TABLOIDSINARTANI.COM, Jakarta -- Dunia terkejut dengan lonjakan harga kakao yang tak terduga, tapi bagi Indonesia, ini adalah berkah yang tidak terduga.
Pada April 2024, harga kakao melonjak hingga mencapai puncak tertinggi sepanjang masa, mencapai US$ 11.878 per ton atau sekitar Rp 192,66 juta per ton.
Lonjakan ini bukan hanya sebuah angka, tapi juga potensi berkah bagi Indonesia. Dengan kakao menjadi salah satu harta karun ekspor utama, Indonesia dapat merasakan manfaat yang signifikan dari kenaikan ini.
Sepanjang tahun 2024, harga kakao berjangka telah melonjak luar biasa sebesar 183 persen, mencerminkan permintaan yang tetap kuat meskipun harga terus naik.
Dampak kenaikan ini sangat dirasakan oleh produsen kakao, termasuk Indonesia, yang merupakan negara penghasil coklat terbesar ketiga di dunia dengan total produksi mencapai 667.296 ton pada tahun 2022.
Indonesia telah menjadi pemain utama dalam ekspor kakao, dengan produk utama termasuk Kakao Butter, Tepung Kakao, Kakao Pasta, dan Biji Kakao yang Belum Difermentasi.
Mayoritas produksi kakao diekspor ke luar negeri, mencapai lima benua termasuk Asia, Afrika, Oseania, Amerika, dan Eropa, dengan pangsa pasar utama terletak di Asia.

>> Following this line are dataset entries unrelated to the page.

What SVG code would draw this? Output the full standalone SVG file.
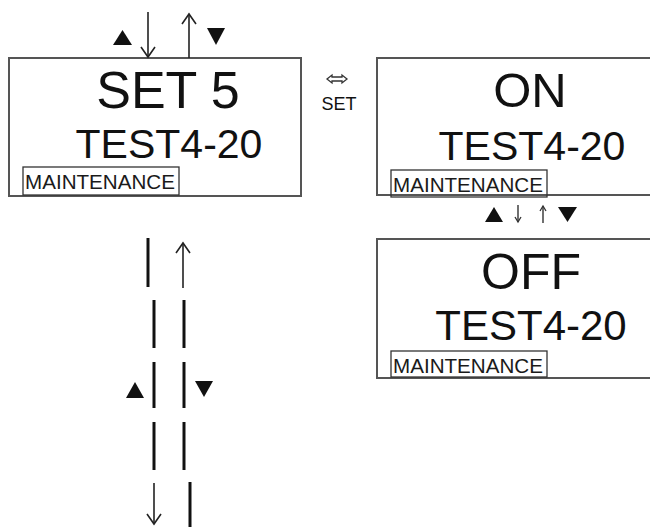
<svg xmlns="http://www.w3.org/2000/svg" width="650" height="527" viewBox="0 0 650 527">
<defs>
<style>
.box{fill:#fff;stroke:#555;stroke-width:2}
.tag{fill:none;stroke:#333;stroke-width:1.3}
.t{font-family:"Liberation Sans",Arial,sans-serif;fill:#111;text-anchor:middle}
.m{font-family:"Liberation Sans",Arial,sans-serif;fill:#1a1a1a;font-size:21px}
.seg{stroke:#111;stroke-width:3;fill:none}
.arr{stroke:#222;stroke-width:1.6;fill:none}
.sarr{stroke:#333;stroke-width:1.4;fill:none}
.tri{fill:#111}
</style>
<marker id="ah" markerUnits="userSpaceOnUse" markerWidth="20" markerHeight="20" viewBox="-12 -10 14 20" refX="0" refY="0" orient="auto">
<path d="M-10,-7 L0,0 L-10,7" fill="none" stroke="#222" stroke-width="1.6"/>
</marker>
<marker id="sh" markerUnits="userSpaceOnUse" markerWidth="10" markerHeight="10" viewBox="-6 -5 7 10" refX="0" refY="0" orient="auto">
<path d="M-5,-3 L0,0 L-5,3" fill="none" stroke="#333" stroke-width="1.3"/>
</marker>
</defs>

<g id="node-set5">
<rect class="box" x="9" y="58" width="292" height="138"/>
<text class="t" x="168" y="108" font-size="52">SET 5</text>
<text class="t" x="169" y="158" font-size="41">TEST4-20</text>
<rect class="tag" x="23" y="167" width="156" height="28"/>
<text class="m" x="25" y="188.5" textLength="150" lengthAdjust="spacingAndGlyphs">MAINTENANCE</text>
</g>

<g id="node-on">
<rect class="box" x="377" y="58" width="285" height="137"/>
<text class="t" x="530" y="107" font-size="49">ON</text>
<text class="t" x="532" y="160" font-size="41">TEST4-20</text>
<rect class="tag" x="391" y="170" width="156" height="27"/>
<text class="m" x="393" y="191.5" textLength="150" lengthAdjust="spacingAndGlyphs">MAINTENANCE</text>
</g>

<g id="node-off">
<rect class="box" x="377" y="239" width="285" height="139"/>
<text class="t" x="531" y="289" font-size="50">OFF</text>
<text class="t" x="531" y="340" font-size="42">TEST4-20</text>
<rect class="tag" x="391" y="351" width="156" height="26"/>
<text class="m" x="393" y="372.5" textLength="150" lengthAdjust="spacingAndGlyphs">MAINTENANCE</text>
</g>

<g id="connectors">
<polygon class="tri" points="113,45 132,45 122.5,30"/>
<line class="arr" x1="148" y1="12" x2="148" y2="57" marker-end="url(#ah)"/>
<line class="arr" x1="189" y1="58" x2="189" y2="14" marker-end="url(#ah)"/>
<polygon class="tri" points="207,28 225,28 216,45"/>

<path d="M327,79 L332,75 L332,77 L342,77 L342,75 L347,79 L342,83 L342,81 L332,81 L332,83 Z" fill="none" stroke="#333" stroke-width="1.3"/>
<text class="t" x="339" y="110" font-size="18">SET</text>

<polygon class="tri" points="485,222 503,222 494,207"/>
<line class="sarr" x1="518" y1="205" x2="518" y2="222" marker-end="url(#sh)"/>
<line class="sarr" x1="543" y1="223" x2="543" y2="206" marker-end="url(#sh)"/>
<polygon class="tri" points="558,207 577,207 567.5,222"/>

<line class="seg" x1="148" y1="238" x2="148" y2="287"/>
<line class="seg" x1="154" y1="300" x2="154" y2="348"/>
<line class="seg" x1="154" y1="362" x2="154" y2="408"/>
<line class="seg" x1="154" y1="422" x2="154" y2="470"/>
<line class="arr" x1="154" y1="483" x2="154" y2="524" marker-end="url(#ah)"/>

<line class="arr" x1="183" y1="288" x2="183" y2="243" marker-end="url(#ah)"/>
<line class="seg" x1="184" y1="300" x2="184" y2="348"/>
<line class="seg" x1="184" y1="362" x2="184" y2="408"/>
<line class="seg" x1="184" y1="422" x2="184" y2="470"/>
<line class="seg" x1="190" y1="482" x2="190" y2="527"/>

<polygon class="tri" points="126,398 144,398 135,382"/>
<polygon class="tri" points="195,381 213,381 204,397"/>
</g>
</svg>
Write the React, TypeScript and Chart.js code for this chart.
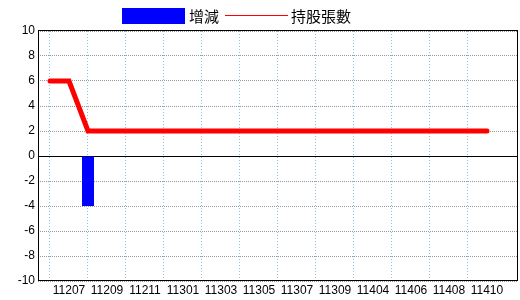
import { useEffect, useRef } from 'react';
import { Chart, registerables } from 'chart.js';

Chart.register(...registerables);

const months = [
  '11206', '11207', '11208', '11209', '11210', '11211', '11212',
  '11301', '11302', '11303', '11304', '11305', '11306', '11307', '11308', '11309', '11310',
  '11404', '11405', '11406', '11407', '11408', '11409', '11410',
];
const holdings = [6, 6, 2, 2, 2, 2, 2, 2, 2, 2, 2, 2, 2, 2, 2, 2, 2, 2, 2, 2, 2, 2, 2, 2];
const changes = [0, 0, -4, 0, 0, 0, 0, 0, 0, 0, 0, 0, 0, 0, 0, 0, 0, 0, 0, 0, 0, 0, 0, 0];
const seriesLabels = ['增減', '持股張數'];
const seriesColors = ['#0000ff', '#ff0000'];
const yMin = -10;
const yMax = 10;
const yStep = 2;

export default function App() {
  const ref = useRef<HTMLCanvasElement>(null);

  useEffect(() => {
    document.body.style.margin = '0';
    const canvas = ref.current;
    if (!canvas) return;

    const framePlugin = {
      id: 'frame',
      beforeDatasetsDraw(chart: any) {
        const { ctx, chartArea: a } = chart;
        ctx.save();
        ctx.strokeStyle = '#000';
        ctx.lineWidth = 1;
        ctx.setLineDash([]);
        ctx.strokeRect(
          Math.floor(a.left) + 0.5,
          Math.floor(a.top) - 0.5,
          Math.round(a.right - a.left),
          Math.round(a.bottom - a.top)
        );
        ctx.restore();
      },
    };

    const legendPlugin = {
      id: 'simpleLegend',
      afterDraw(chart: any) {
        const { ctx } = chart;
        ctx.save();
        ctx.setLineDash([]);
        ctx.globalAlpha = 1;
        ctx.font = '15px "Noto Sans CJK TC", sans-serif';
        ctx.textBaseline = 'middle';
        ctx.textAlign = 'left';
        const symW = 63;
        const w0 = ctx.measureText(seriesLabels[0]).width;
        const w1 = ctx.measureText(seriesLabels[1]).width;
        const total = symW + 4 + w0 + 6 + symW + 3 + w1;
        let x = Math.round(237 - total / 2);
        const cy = 16;
        ctx.fillStyle = seriesColors[0];
        ctx.fillRect(x, 8, symW, 16);
        x += symW + 4;
        ctx.fillStyle = '#000000';
        ctx.fillText(seriesLabels[0], x, cy);
        x = Math.round(x + w0 + 6);
        ctx.fillStyle = seriesColors[1];
        ctx.fillRect(x, 15, symW, 1);
        x += symW + 3;
        ctx.fillStyle = '#000000';
        ctx.fillText(seriesLabels[1], x, cy);
        ctx.restore();
      },
    };

    const chart = new Chart(canvas, {
      type: 'bar',
      data: {
        datasets: [
          {
            type: 'bar',
            label: seriesLabels[0],
            data: changes.map((v, i) => ({ x: i, y: v })),
            backgroundColor: seriesColors[0],
            borderColor: seriesColors[0],
            borderWidth: 0,
            inflateAmount: 0,
            barThickness: 12,
          } as any,
          {
            type: 'line',
            label: seriesLabels[1],
            data: holdings.map((v, i) => ({ x: i, y: v })),
            borderColor: seriesColors[1],
            backgroundColor: seriesColors[1],
            borderWidth: 5,
            pointRadius: 0,
            tension: 0,
            borderCapStyle: 'round',
            fill: false,
          } as any,
        ],
      },
      options: {
        responsive: false,
        animation: false,
        events: [],
        layout: { padding: { top: 31, right: 3, bottom: 0, left: 0 } },
        plugins: {
          tooltip: { enabled: false },
          legend: { display: false },
        },
        scales: {
          x: {
            type: 'linear',
            offset: false,
            min: -0.6316,
            max: 24.58,
            afterBuildTicks: (scale: any) => {
              scale.ticks = months.map((_, i) => ({ value: i }));
            },
            afterFit: (scale: any) => {
              scale.height = 19;
            },
            ticks: {
              autoSkip: false,
              maxRotation: 0,
              padding: 2,
              color: '#000',
              font: { family: '"Liberation Sans", sans-serif', size: 12 },
              callback: (v: any) => (Number(v) % 2 === 1 ? months[Number(v)] : ''),
            },
            grid: {
              offset: false,
              drawTicks: false,
              lineWidth: 1,
              color: (ctx: any) =>
                ctx.tick && ctx.tick.value % 2 === 0 ? '#8fc3e0' : 'rgba(0,0,0,0)',
            },
            border: {
              display: false,
              dash: (ctx: any) => (ctx.tick ? [1, 2] : []),
            },
          },
          y: {
            type: 'linear',
            min: yMin,
            max: yMax,
            afterFit: (scale: any) => {
              scale.width = 38;
            },
            ticks: {
              stepSize: yStep,
              padding: 3,
              color: '#000',
              font: { family: '"Liberation Sans", sans-serif', size: 12 },
            },
            grid: {
              drawTicks: false,
              lineWidth: 1,
              color: (ctx: any) =>
                ctx.tick && ctx.tick.value === 0 ? '#000000' : '#999999',
            },
            border: {
              display: false,
              dash: (ctx: any) => (ctx.tick && ctx.tick.value !== 0 ? [1, 1] : []),
            },
          },
        },
      },
      plugins: [framePlugin, legendPlugin],
    });

    return () => chart.destroy();
  }, []);

  return (
    <div style={{ width: 520, height: 300 }}>
      <canvas ref={ref} width={520} height={300} style={{ display: 'block' }} />
    </div>
  );
}
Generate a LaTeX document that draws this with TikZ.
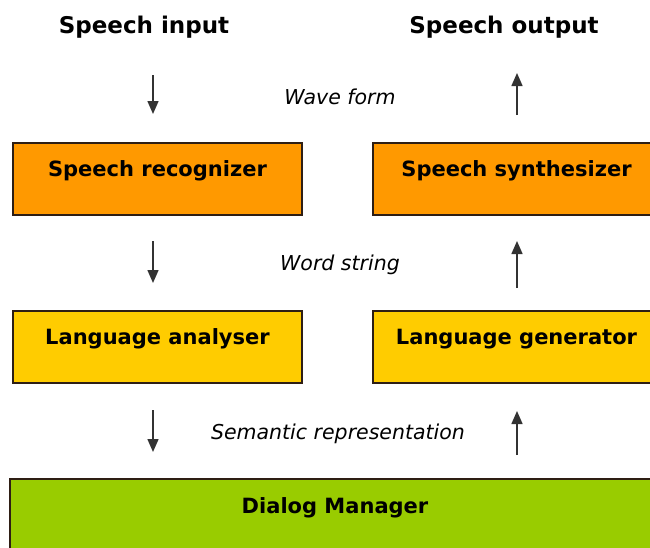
\documentclass[tikz,border=0pt]{standalone}
\usepackage{fontspec}
\setmainfont{DejaVu Sans}
\usetikzlibrary{arrows.meta}
\definecolor{recogorange}{HTML}{FF9900}
\definecolor{langyellow}{HTML}{FFCC00}
\definecolor{dialoggreen}{HTML}{99CC00}
\definecolor{boxedge}{HTML}{2E1E14}
\begin{document}
\begin{tikzpicture}[x=1pt, y=-1pt,
    block/.style={draw=boxedge, line width=1.4pt, minimum width=289pt, minimum height=72pt,
                  inner sep=0pt, font=\fontsize{21}{24}\selectfont\bfseries,
                  text height=16pt, text depth=22pt},
    title/.style={font=\fontsize{23}{26}\selectfont\bfseries},
    tag/.style={font=\fontsize{20.5}{24}\selectfont\itshape},
    flow/.style={black!80, line width=1.5pt, -{Triangle[length=13pt, width=11pt]}}]
    \useasboundingbox (0,0) rectangle (650,547);

    % Titles
    \node[title] (input) at (144,27) {Speech input};
    \node[title] (output) at (504,27) {Speech output};

    % Orange row
    \node[block, fill=recogorange] (recog) at (157.5,179) {Speech recognizer};
    \node[block, fill=recogorange, minimum width=287pt] (synth) at (516.5,179) {Speech synthesizer};

    % Yellow row
    \node[block, fill=langyellow] (analyser) at (157.5,347) {Language analyser};
    \node[block, fill=langyellow, minimum width=287pt] (generator) at (516.5,347) {Language generator};

    % Green row
    \node[block, fill=dialoggreen, minimum width=650pt, minimum height=80pt,
          text depth=27pt] (dialog) at (335,519) {Dialog Manager};

    % Labels between the rows
    \node[tag] (wave) at (340,97) {Wave form};
    \node[tag] (word) at (340,265) {Word string};
    \node[tag] (sem) at (338,434) {Semantic representation};

    % Arrow ends
    \coordinate (a1) at (153,75);  \coordinate (b1) at (153,114);
    \coordinate (c1) at (517,115); \coordinate (d1) at (517,73);
    \coordinate (a2) at (153,241); \coordinate (b2) at (153,283);
    \coordinate (c2) at (517,288); \coordinate (d2) at (517,241);
    \coordinate (a3) at (153,410); \coordinate (b3) at (153,452);
    \coordinate (c3) at (517,455); \coordinate (d3) at (517,411);

    \draw[flow] (a1) -- (b1);
    \draw[flow] (c1) -- (d1);
    \draw[flow] (a2) -- (b2);
    \draw[flow] (c2) -- (d2);
    \draw[flow] (a3) -- (b3);
    \draw[flow] (c3) -- (d3);
\end{tikzpicture}
\end{document}
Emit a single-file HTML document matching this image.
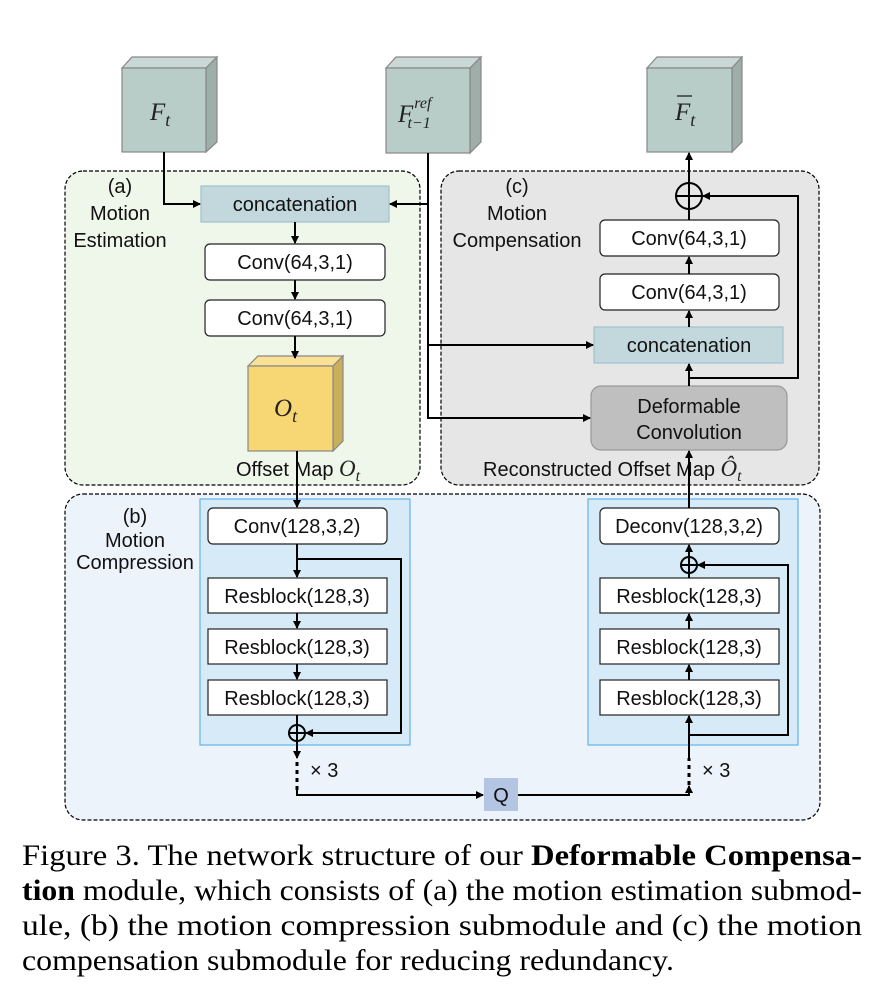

Pada tahun 2022, lima negara tujuan utama ekspor kakao Indonesia adalah India, Amerika Serikat, Malaysia, Tiongkok, dan Australia, yang mencakup 56,68 persen dari total ekspor kakao Indonesia.
Eropa Importir
Di sisi lain, Eropa memimpin dalam impor biji kakao, menguasai sekitar 56 persen dari total impor dunia, jauh melampaui Amerika Latin dan Asia.
Volume impor Eropa mencapai 2,2 juta ton dengan nilai mencapai US$ 9,29 miliar. Industri cokelat yang pesat di Eropa, diwakili oleh perusahaan-perusahaan besar seperti Nestle, Mondelez, Mars, Hershey, Lindt & Sprüngli, dan Ferrero, mendorong permintaan tinggi akan biji kakao.
Namun, sementara permintaan terus meningkat, produksi kakao menurun, memicu perkiraan defisit global yang melonjak menjadi 374.000 ton pada 2023/2024.
Hal ini akan mengakibatkan Eropa dan perusahaan-perusahaan cokelat lainnya harus mengeluarkan lebih banyak dana untuk impor biji kakao.